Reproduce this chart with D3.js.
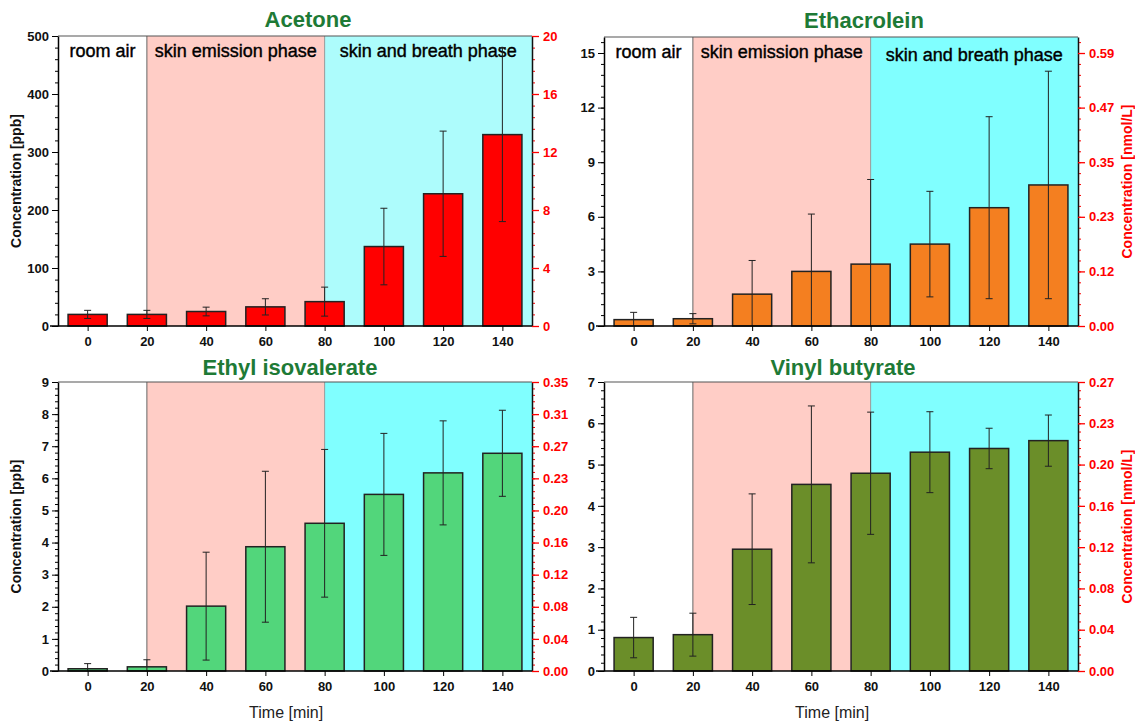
<!DOCTYPE html>
<html>
<head>
<meta charset="utf-8">
<script src="https://cdn.jsdelivr.net/npm/d3@7"></script>
<style>
  body { margin: 0; background: #fff; }
  svg { display: block; }
  text { font-family: "Liberation Sans", Arial, sans-serif; }
</style>
</head>
<body>
<svg id="chart" width="1135" height="721"></svg>
<script>
// time points (min)
var times = [0, 20, 40, 60, 80, 100, 120, 140];
var phaseNames = ["room air", "skin emission phase", "skin and breath phase"];

// mean concentration [ppb] and error (+/-)
var acetone = [20, 20, 25, 33, 42, 137, 228, 330];
var acetoneErr = [7, 7, 7.5, 14, 25, 66, 108, 150];
var ethacrolein = [0.35, 0.4, 1.75, 3.0, 3.4, 4.5, 6.5, 7.75];
var ethacroleinErr = [0.4, 0.28, 1.85, 3.15, 4.65, 2.9, 5.0, 6.25];
var ethylIso = [0.07, 0.13, 2.02, 3.87, 4.6, 5.5, 6.17, 6.78];
var ethylIsoErr = [0.16, 0.22, 1.68, 2.35, 2.3, 1.9, 1.62, 1.34];
var vinylBut = [0.81, 0.88, 2.95, 4.52, 4.79, 5.3, 5.39, 5.58];
var vinylButErr = [0.49, 0.52, 1.34, 1.9, 1.48, 0.98, 0.49, 0.62];

// right axis tick labels (nmol/L, or ppb/25 for acetone)
var acetoneRight = ["0", "4", "8", "12", "16", "20"];
var ethacroleinRight = ["0.00", "0.12", "0.23", "0.35", "0.47", "0.59"];
var ethylIsoRight = ["0.00", "0.04", "0.08", "0.12", "0.16", "0.20", "0.23", "0.27", "0.31", "0.35"];
var vinylButRight = ["0.00", "0.04", "0.08", "0.12", "0.16", "0.20", "0.23", "0.27"];

var svg = d3.select("#chart");

var panels = [
  { title: "Acetone", titleX: 308, titleY: 27, values: acetone, errs: acetoneErr,
    left: 58, right: 532, top: 36, bottom: 326, yMax: 500, major: 100, minor: 20,
    rightLabels: acetoneRight, color: "#ff0000", cyan: "#adfcfc",
    phases: true, leftLabel: true, rightLabel: false, xLabel: false },
  { title: "Ethacrolein", titleX: 864, titleY: 28, values: ethacrolein, errs: ethacroleinErr,
    left: 604, right: 1078, top: 37, bottom: 326, yMax: 15.88, major: 3, minor: 0.6,
    rightLabels: ethacroleinRight, color: "#f47f20", cyan: "#80ffff",
    phases: true, leftLabel: false, rightLabel: true, xLabel: false },
  { title: "Ethyl isovalerate", titleX: 290, titleY: 375, values: ethylIso, errs: ethylIsoErr,
    left: 58, right: 532, top: 382, bottom: 671, yMax: 9, major: 1, minor: 0.2,
    rightLabels: ethylIsoRight, color: "#52d67b", cyan: "#80ffff",
    phases: false, leftLabel: true, rightLabel: false, xLabel: true },
  { title: "Vinyl butyrate", titleX: 843, titleY: 375, values: vinylBut, errs: vinylButErr,
    left: 604, right: 1078, top: 382, bottom: 671, yMax: 7, major: 1, minor: 0.2,
    rightLabels: vinylButRight, color: "#6b8e29", cyan: "#80ffff",
    phases: false, leftLabel: false, rightLabel: true, xLabel: true }
];

panels.forEach(drawPanel);

function drawPanel(p) {
  var x = d3.scaleLinear().domain([-10, 150]).range([p.left, p.right]);
  var y = d3.scaleLinear().domain([0, p.yMax]).range([p.bottom, p.top]);
  var g = svg.append("g");

  // phase backgrounds
  g.append("rect").attr("x", x(20)).attr("y", p.top)
    .attr("width", x(80) - x(20)).attr("height", p.bottom - p.top).attr("fill", "#ffcdc6");
  g.append("rect").attr("x", x(80)).attr("y", p.top)
    .attr("width", x(150) - x(80)).attr("height", p.bottom - p.top).attr("fill", p.cyan);
  [20, 80].forEach(function (t) {
    g.append("line").attr("x1", x(t)).attr("x2", x(t)).attr("y1", p.top).attr("y2", p.bottom)
      .attr("stroke", t === 20 ? "#666" : "#999").attr("stroke-width", 1);
  });
  // top frame
  g.append("line").attr("x1", p.left).attr("x2", p.right).attr("y1", p.top).attr("y2", p.top)
    .attr("stroke", "#555").attr("stroke-width", 1.2);

  if (p.phases) {
    var regions = [[-10, 20], [20, 80], [80, 150]];
    phaseNames.forEach(function (name, i) {
      g.append("text").attr("x", (x(regions[i][0]) + x(regions[i][1])) / 2)
        .attr("y", p.top + 21 + (i === 2 && p.left > 300 ? 3 : 0))
        .attr("text-anchor", "middle").attr("font-family", "Lato, sans-serif")
        .attr("font-size", 18).attr("fill", "#000")
        .attr("stroke", "#000").attr("stroke-width", 0.4).text(name);
    });
  }

  // bars
  var half = 6.6;
  g.selectAll(".bar").data(p.values).enter().append("rect")
    .attr("x", function (d, i) { return x(times[i] - half); })
    .attr("y", function (d) { return y(d); })
    .attr("width", x(half) - x(-half))
    .attr("height", function (d) { return p.bottom - y(d); })
    .attr("fill", p.color).attr("stroke", "#222").attr("stroke-width", 1.5);

  // error bars
  p.values.forEach(function (v, i) {
    var cx = x(times[i]);
    var lo = y(Math.max(0, v - p.errs[i])), hi = y(v + p.errs[i]);
    g.append("line").attr("x1", cx).attr("x2", cx).attr("y1", lo).attr("y2", hi)
      .attr("stroke", "#222").attr("stroke-width", 1);
    [lo, hi].forEach(function (yy) {
      if (yy >= p.bottom - 0.5) return;
      g.append("line").attr("x1", cx - 3.5).attr("x2", cx + 3.5).attr("y1", yy).attr("y2", yy)
        .attr("stroke", "#222").attr("stroke-width", 1);
    });
  });

  // bottom axis
  var xAxis = g.append("g").attr("transform", "translate(0," + p.bottom + ")")
    .call(d3.axisBottom(x).tickValues(times).tickSize(5).tickPadding(6).tickFormat(d3.format("d")));
  xAxis.select(".domain").attr("d", "M" + (p.left - 8) + ",0H" + p.right).attr("stroke-width", 1.5);
  xAxis.selectAll("text").attr("font-size", 13).attr("font-weight", "bold").attr("fill", "#111");

  // left axis
  var majors = d3.range(0, p.yMax + 1e-6, p.major);
  var minors = d3.range(0, p.yMax + 1e-6, p.minor);
  var yAxisMinor = g.append("g").attr("transform", "translate(" + p.left + ",0)")
    .call(d3.axisLeft(y).tickValues(minors).tickSize(3).tickFormat(""));
  yAxisMinor.select(".domain").remove();
  var yAxis = g.append("g").attr("transform", "translate(" + p.left + ",0)")
    .call(d3.axisLeft(y).tickValues(majors).tickSize(6).tickPadding(3).tickSizeOuter(0)
      .tickFormat(d3.format("~g")));
  yAxis.select(".domain").attr("stroke-width", 1.5);
  yAxis.selectAll("text").attr("font-size", 13).attr("font-weight", "bold").attr("fill", "#111");

  // right axis (red labels)
  var rMinor = g.append("g").attr("transform", "translate(" + p.right + ",0)")
    .call(d3.axisRight(y).tickValues(minors).tickSize(3).tickFormat(""));
  rMinor.select(".domain").remove();
  rMinor.selectAll("line").attr("stroke", "#ff0000");
  var rAxis = g.append("g").attr("transform", "translate(" + p.right + ",0)")
    .call(d3.axisRight(y).tickValues(majors).tickSize(7).tickPadding(4).tickSizeOuter(0)
      .tickFormat(function (d, i) { return p.rightLabels[i]; }));
  rAxis.select(".domain").attr("stroke", "#111").attr("stroke-width", 1.5);
  rAxis.selectAll(".tick line").attr("stroke", "#ff0000").attr("stroke-width", 1.3);
  rAxis.selectAll("text").attr("font-size", 13).attr("font-weight", "bold").attr("fill", "#ff0000");

  // title
  g.append("text").attr("x", p.titleX).attr("y", p.titleY).attr("text-anchor", "middle")
    .attr("font-family", "Lato, sans-serif").attr("font-weight", "bold").attr("font-size", 22)
    .attr("fill", "#1e7a36").text(p.title);

  var midY = (p.top + p.bottom) / 2;
  if (p.leftLabel) {
    g.append("text").attr("transform", "translate(21," + midY + ") rotate(-90)")
      .attr("text-anchor", "middle").attr("font-size", 14).attr("font-weight", "bold")
      .attr("fill", "#111").text("Concentration [ppb]");
  }
  if (p.rightLabel) {
    g.append("text").attr("transform", "translate(1132," + midY + ") rotate(-90)")
      .attr("text-anchor", "middle").attr("font-size", 14).attr("font-weight", "bold")
      .attr("fill", "#ff0000").text("Concentration [nmol/L]");
  }
  if (p.xLabel) {
    g.append("text").attr("x", x(67)).attr("y", 718).attr("text-anchor", "middle")
      .attr("font-size", 16).attr("fill", "#222").text("Time [min]");
  }
}
</script>
</body>
</html>
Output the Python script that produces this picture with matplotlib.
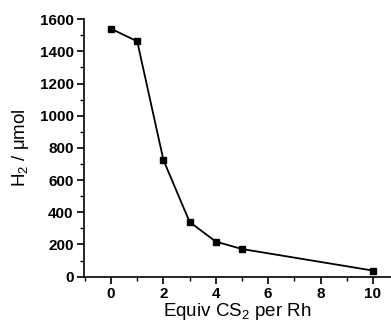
--- --- ---
Exercise goal:
How many lines in the records above contain the word "chart"? Give only the number.

Solution to the exercise:
3